The arc swept by the vane 16 around the hub 12 increases the width of the vane with increasing distance from the hub 12. Increasing the arc increases the cross sectional area between vanes and the area of the high pressure surface 22 and the low pressure surface 24 and increases the length of the path of fluid flow along the high pressure surface 22. The arc described above increases the cross sectional area between vanes and is specified to induce laminar flow of fluids. The arc may be increased or a vane removed to assist in inducing laminar fluid flow through the pump.
Reducing recirculation around the vane edge 36 reduces the chances of damaging any fluid and solids entrained in the fluid. The wide slip path on vane surfaces 22 and 24 makes the transit of the liquid from the high pressure side of the impeller to the low pressure side difficult.
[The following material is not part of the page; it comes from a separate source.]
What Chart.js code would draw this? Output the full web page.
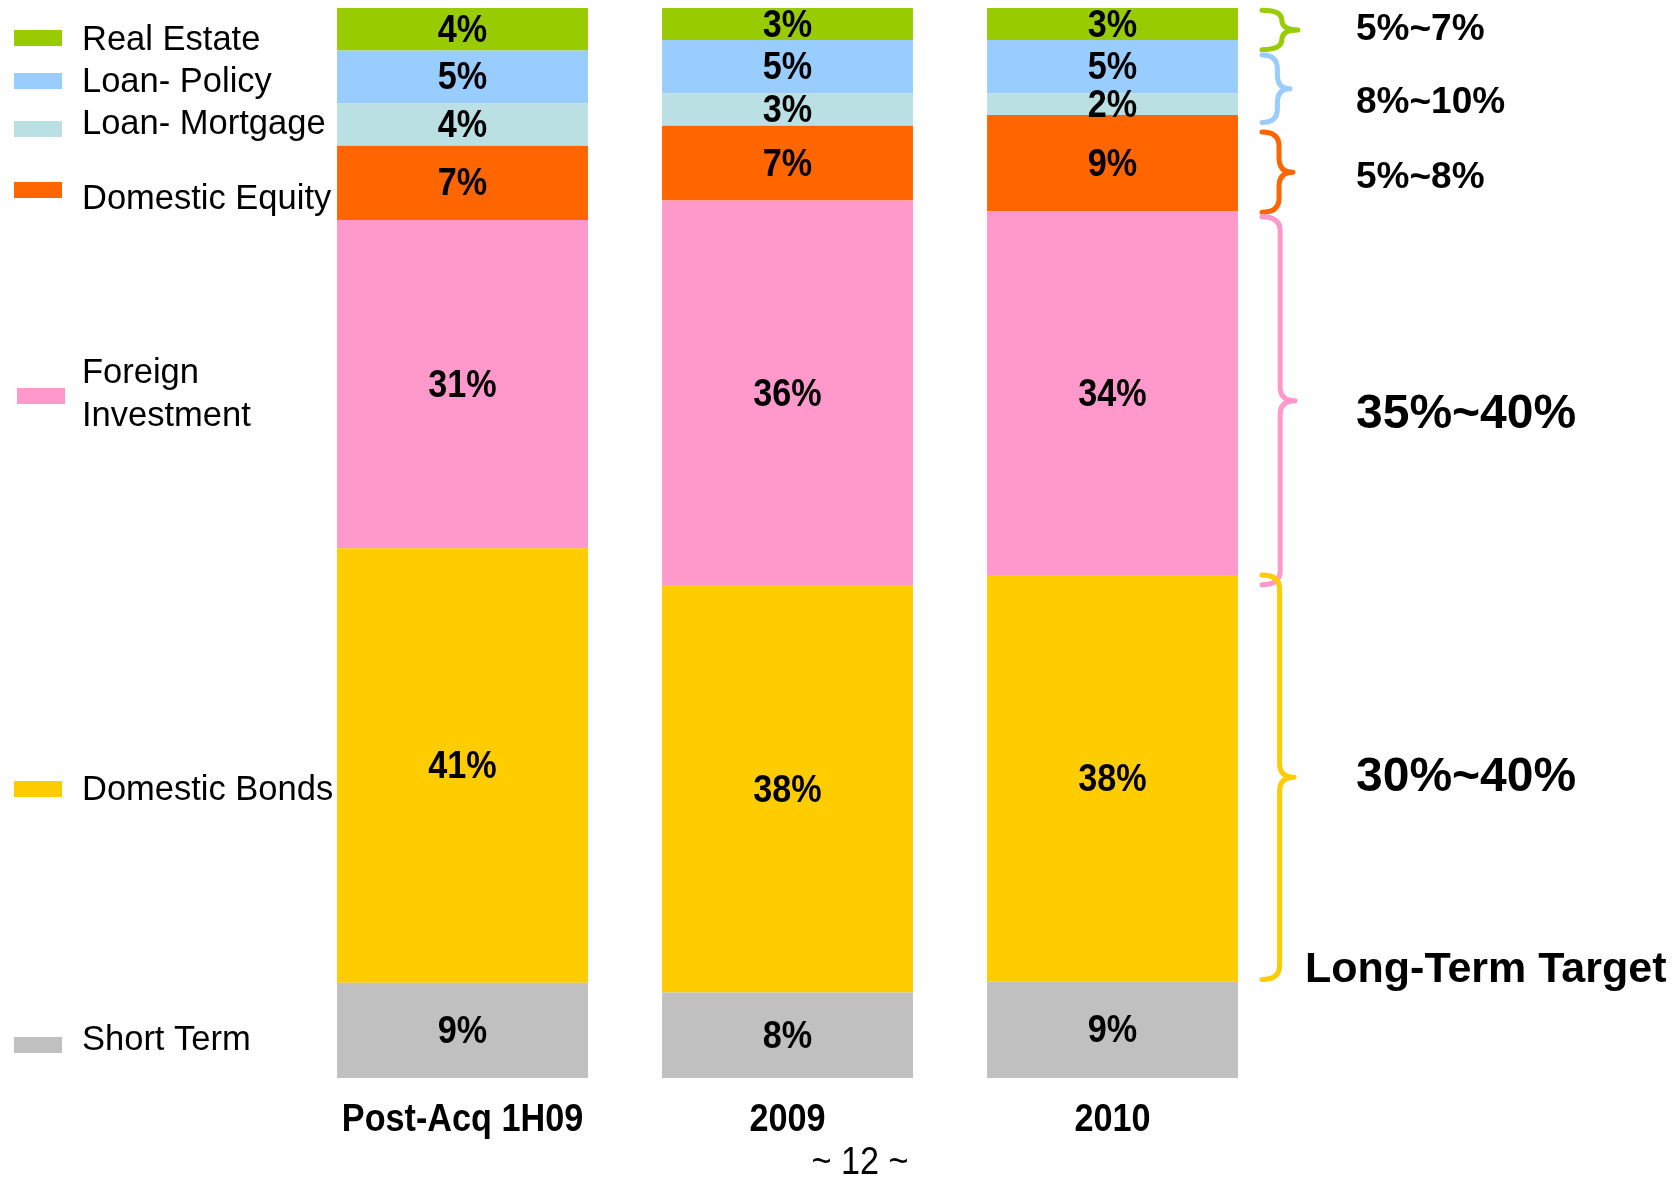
<!DOCTYPE html>
<html>
<head>
<meta charset="utf-8">
<title>Asset Allocation</title>
<script src="https://cdn.jsdelivr.net/npm/chart.js@4.4.1/dist/chart.umd.min.js"></script>
<style>
  html, body { margin: 0; padding: 0; background: #ffffff; }
  #wrap { width: 1676px; height: 1177px; position: relative; }
</style>
</head>
<body>
<div id="wrap"><canvas id="alloc"></canvas></div>
<script>
// Columns of the allocation chart
const categories = ['Post-Acq 1H09', '2009', '2010'];

// Share of the portfolio (%) per asset class, one value per column
const realEstate        = [4, 3, 3];
const loanPolicy        = [5, 5, 5];
const loanMortgage      = [4, 3, 2];
const domesticEquity    = [7, 7, 9];
const foreignInvestment = [31, 36, 34];
const domesticBonds     = [41, 38, 38];
const shortTerm         = [9, 8, 9];

// Legend names (multi-line names given as arrays)
const seriesNames = ['Real Estate', 'Loan- Policy', 'Loan- Mortgage', 'Domestic Equity',
                     ['Foreign', 'Investment'], 'Domestic Bonds', 'Short Term'];

// Long-term target ranges shown to the right of the columns
const targetLabels = ['5%~7%', '8%~10%', '5%~8%', '35%~40%', '30%~40%'];
const targetCaption = 'Long-Term Target';
const pageNumber = '~ 12 ~';

// Styling, top segment first
const colors = ['#99CC00', '#99CCFF', '#BBE0E3', '#FF6600', '#FF99CC', '#FFCC00', '#C0C0C0'];
const seriesValues = [realEstate, loanPolicy, loanMortgage, domesticEquity, foreignInvestment, domesticBonds, shortTerm];

const FONT = '"Liberation Sans", Arial, Helvetica, sans-serif';

// Each column is scaled to its own total (a 100% stacked column), so every
// column gets its own hidden value axis.
const columnTotals = categories.map((_, c) => seriesValues.reduce((s, arr) => s + arr[c], 0));

const datasets = [];
for (let s = seriesValues.length - 1; s >= 0; s--) {          // bottom segment first
  categories.forEach((_, c) => {
    datasets.push({
      label: Array.isArray(seriesNames[s]) ? seriesNames[s].join(' ') : seriesNames[s],
      data: categories.map((__, k) => (k === c ? seriesValues[s][k] : null)),
      backgroundColor: colors[s],
      borderWidth: 0,
      yAxisID: 'y' + c,
      stack: 'allocation',
      barPercentage: 1,
      categoryPercentage: 0.772
    });
  });
}

const scales = {
  x: {
    stacked: true,
    grid: { display: false, drawTicks: false },
    border: { display: false },
    ticks: { display: false }
  }
};
categories.forEach((_, c) => {
  scales['y' + c] = { stacked: true, min: 0, max: columnTotals[c], display: false };
});

// Narrow text: the labels use a horizontally condensed face
function narrowText(ctx, text, x, y, font, squeeze) {
  ctx.save();
  ctx.font = font;
  ctx.translate(x, y);
  ctx.scale(squeeze, 1);
  ctx.fillText(text, 0, 0);
  ctx.restore();
}

// Value labels centred in each segment, category names under the columns
const segmentLabels = {
  id: 'segmentLabels',
  afterDatasetsDraw(chart) {
    const ctx = chart.ctx;
    ctx.save();
    ctx.fillStyle = '#000';
    ctx.textAlign = 'center';
    ctx.textBaseline = 'middle';
    const bold38 = 'bold 38px ' + FONT;
    chart.data.datasets.forEach((ds, i) => {
      const meta = chart.getDatasetMeta(i);
      ds.data.forEach((v, j) => {
        if (v === null) return;
        const el = meta.data[j];
        narrowText(ctx, v + '%', el.x, (el.y + el.base) / 2 + 2, bold38, 0.9);
      });
    });
    const x = chart.scales.x;
    categories.forEach((c, i) => {
      narrowText(ctx, c, x.getPixelForValue(i), chart.chartArea.bottom + 43, bold38, 0.9);
    });
    ctx.restore();
  }
};

// Legend at the left, aligned roughly with the segments of the first column
const sideLegend = {
  id: 'sideLegend',
  afterDraw(chart, args, opts) {
    const ctx = chart.ctx;
    ctx.save();
    ctx.font = '34.5px ' + FONT;
    ctx.fillStyle = '#000';
    ctx.textAlign = 'left';
    ctx.textBaseline = 'middle';
    opts.items.forEach((it, i) => {
      ctx.fillStyle = colors[i];
      ctx.fillRect(it.sx, it.sy - 8, 48, 16);
      ctx.fillStyle = '#000';
      const lines = Array.isArray(seriesNames[i]) ? seriesNames[i] : [seriesNames[i]];
      lines.forEach((ln, k) => ctx.fillText(ln, 82, it.ty + k * 43));
    });
    ctx.restore();
  }
};

// Curly braces and target ranges at the right of the last column
function brace(ctx, x, y0, y1, w) {
  const ym = (y0 + y1) / 2;
  const xm = x + w * 0.55;
  const r = Math.min(14, (y1 - y0) / 4);
  ctx.beginPath();
  ctx.moveTo(x, y0);
  ctx.quadraticCurveTo(xm, y0, xm, y0 + r);
  ctx.lineTo(xm, ym - r);
  ctx.quadraticCurveTo(xm, ym, x + w, ym);
  ctx.quadraticCurveTo(xm, ym, xm, ym + r);
  ctx.lineTo(xm, y1 - r);
  ctx.quadraticCurveTo(xm, y1, x, y1);
  ctx.stroke();
}

const targets = {
  id: 'targets',
  afterDraw(chart, args, opts) {
    const ctx = chart.ctx;
    const y = chart.scales['y' + (categories.length - 1)];
    ctx.save();
    ctx.lineWidth = 5;
    ctx.lineCap = 'round';
    ctx.lineJoin = 'round';
    opts.spans.forEach((sp, i) => {
      ctx.strokeStyle = colors[sp.color];
      const p0 = y.getPixelForValue(sp.from);
      const p1 = y.getPixelForValue(sp.to);
      brace(ctx, 1262, p0, p1, sp.w);
      ctx.fillStyle = '#000';
      ctx.font = 'bold ' + sp.size + 'px ' + FONT;
      ctx.textAlign = 'left';
      ctx.textBaseline = 'middle';
      ctx.fillText(targetLabels[i], 1356, (p0 + p1) / 2 + sp.dy);
    });
    ctx.font = 'bold 43px ' + FONT;
    ctx.fillText(targetCaption, 1305, 970);
    ctx.textAlign = 'center';
    narrowText(ctx, pageNumber, 860, 1164, '38px ' + FONT, 0.9);
    ctx.restore();
  }
};

new Chart(document.getElementById('alloc'), {
  type: 'bar',
  data: { labels: categories, datasets },
  options: {
    responsive: true,
    maintainAspectRatio: false,
    animation: false,
    devicePixelRatio: 1,
    layout: { padding: { left: 300, right: 401, top: 8, bottom: 99 } },
    scales,
    plugins: {
      legend: { display: false },
      tooltip: { enabled: false },
      sideLegend: {
        items: [
          { sx: 14, sy: 38, ty: 40 },
          { sx: 14, sy: 81, ty: 82 },
          { sx: 14, sy: 129, ty: 124 },
          { sx: 14, sy: 190, ty: 199 },
          { sx: 17, sy: 396, ty: 373 },
          { sx: 14, sy: 789, ty: 790 },
          { sx: 14, sy: 1045, ty: 1040 }
        ]
      },
      targets: {
        spans: [
          { from: 99.8, to: 96.1, color: 0, w: 36, size: 37, dy: 0 },
          { from: 95.6, to: 89.3, color: 1, w: 28, size: 37, dy: 14 },
          { from: 88.4, to: 80.9, color: 3, w: 31, size: 37, dy: 6 },
          { from: 80.5, to: 46.1, color: 4, w: 33, size: 48, dy: 14 },
          { from: 47.0, to: 9.2, color: 5, w: 32, size: 48, dy: 0 }
        ]
      }
    }
  },
  plugins: [segmentLabels, sideLegend, targets]
});
</script>
</body>
</html>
In addition to the wide area of the slip path, a tight mechanical tolerance between the pump cavity and the vane lower vane surface 42 makes this design highly efficient as it reduces the liquids ability to recirculate inside the pump.
As best shown by FIG. 4, the high pressure surface 22 and the low pressure surface 24 form a hydrofoil as they converge to meet each other at the vane radial edge 36. That hydrofoil causes the fluid moving past the vane 16 to impose a “lift” force that urges the vane 16 away from the pump inlet, thereby opposing the force applied to the vane as a result of pressure applied to the high pressure surface 22. The hydrofoil profile is specified by the radius of the arc R1 and the length of the arc L1 of the low pressure 24 surface as it approaches the high pressure surface 22, and the radius of the arc R2 and length of the arc L2 of the high pressure surface 22 as it approaches the low pressure surface 24. As presently preferred for the impeller 10 as described, the thickness of the vane 16 measured perpendicularly from the high pressure surface 22 to the low pressure surface 24 is 0.375 inches. For this vane, as presently preferred, R1 is 1.5181 inches, L1 is 0.6313 inches, R2 is 2.8194 inches, and L2 is 1.1724 inches.
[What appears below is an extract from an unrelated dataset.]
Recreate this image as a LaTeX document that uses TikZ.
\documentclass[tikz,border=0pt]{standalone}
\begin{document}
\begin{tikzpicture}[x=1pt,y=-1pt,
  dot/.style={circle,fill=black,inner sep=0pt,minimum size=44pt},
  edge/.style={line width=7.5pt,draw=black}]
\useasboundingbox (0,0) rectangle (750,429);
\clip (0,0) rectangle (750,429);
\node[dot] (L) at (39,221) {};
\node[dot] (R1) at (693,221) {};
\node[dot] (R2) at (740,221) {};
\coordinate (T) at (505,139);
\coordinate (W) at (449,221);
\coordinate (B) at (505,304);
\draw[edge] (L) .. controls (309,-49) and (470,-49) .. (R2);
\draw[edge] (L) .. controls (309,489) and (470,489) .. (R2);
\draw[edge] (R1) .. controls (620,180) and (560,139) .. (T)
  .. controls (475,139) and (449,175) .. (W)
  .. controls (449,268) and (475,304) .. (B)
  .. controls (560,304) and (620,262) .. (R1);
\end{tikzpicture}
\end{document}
The impeller of this invention provides a centrifugal impeller which can pump high solids/viscous liquids with high efficiencies and low product damage. It can provide high heads/discharge pressures at lower axial thrust loads. The helical vane sweep and foil, induces laminar flow and reduces axial thrust. The impeller vanes reduce recirculation and assist inducement of laminar flow. This impeller therefore requires less power and reduces axial thrust thereby increasing the life of bearings and motors that move and support the impeller within a pump.
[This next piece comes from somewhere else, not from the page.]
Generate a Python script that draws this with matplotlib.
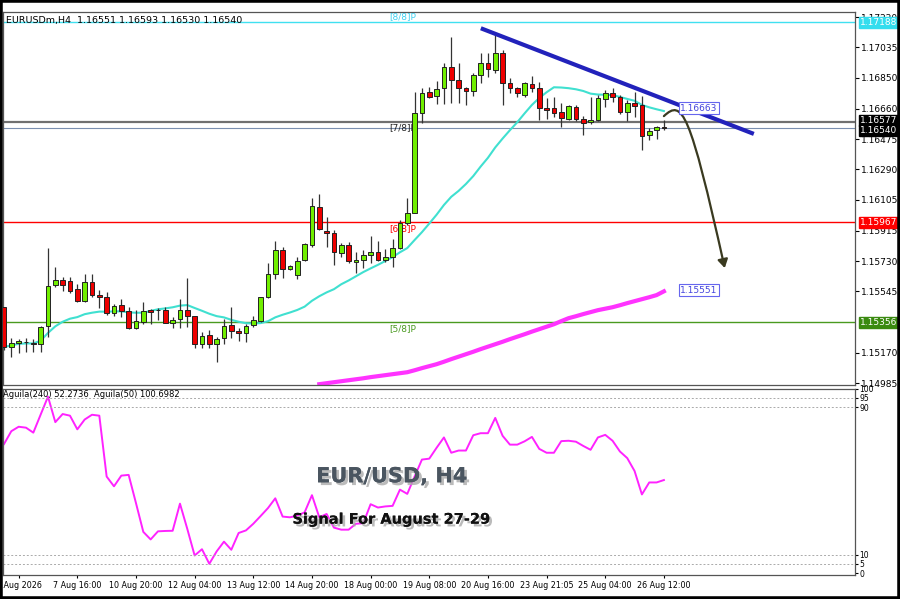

The present invention has been described by reference to preferred embodiments of the invention. It will be understood by those skilled in the art that the described embodiments do not limit the invention and that the invention may be practiced other than as by the described embodiments. The invention encompasses all sizes, configurations, alternatives, modifications, and equivalents with the scope of the appended claims.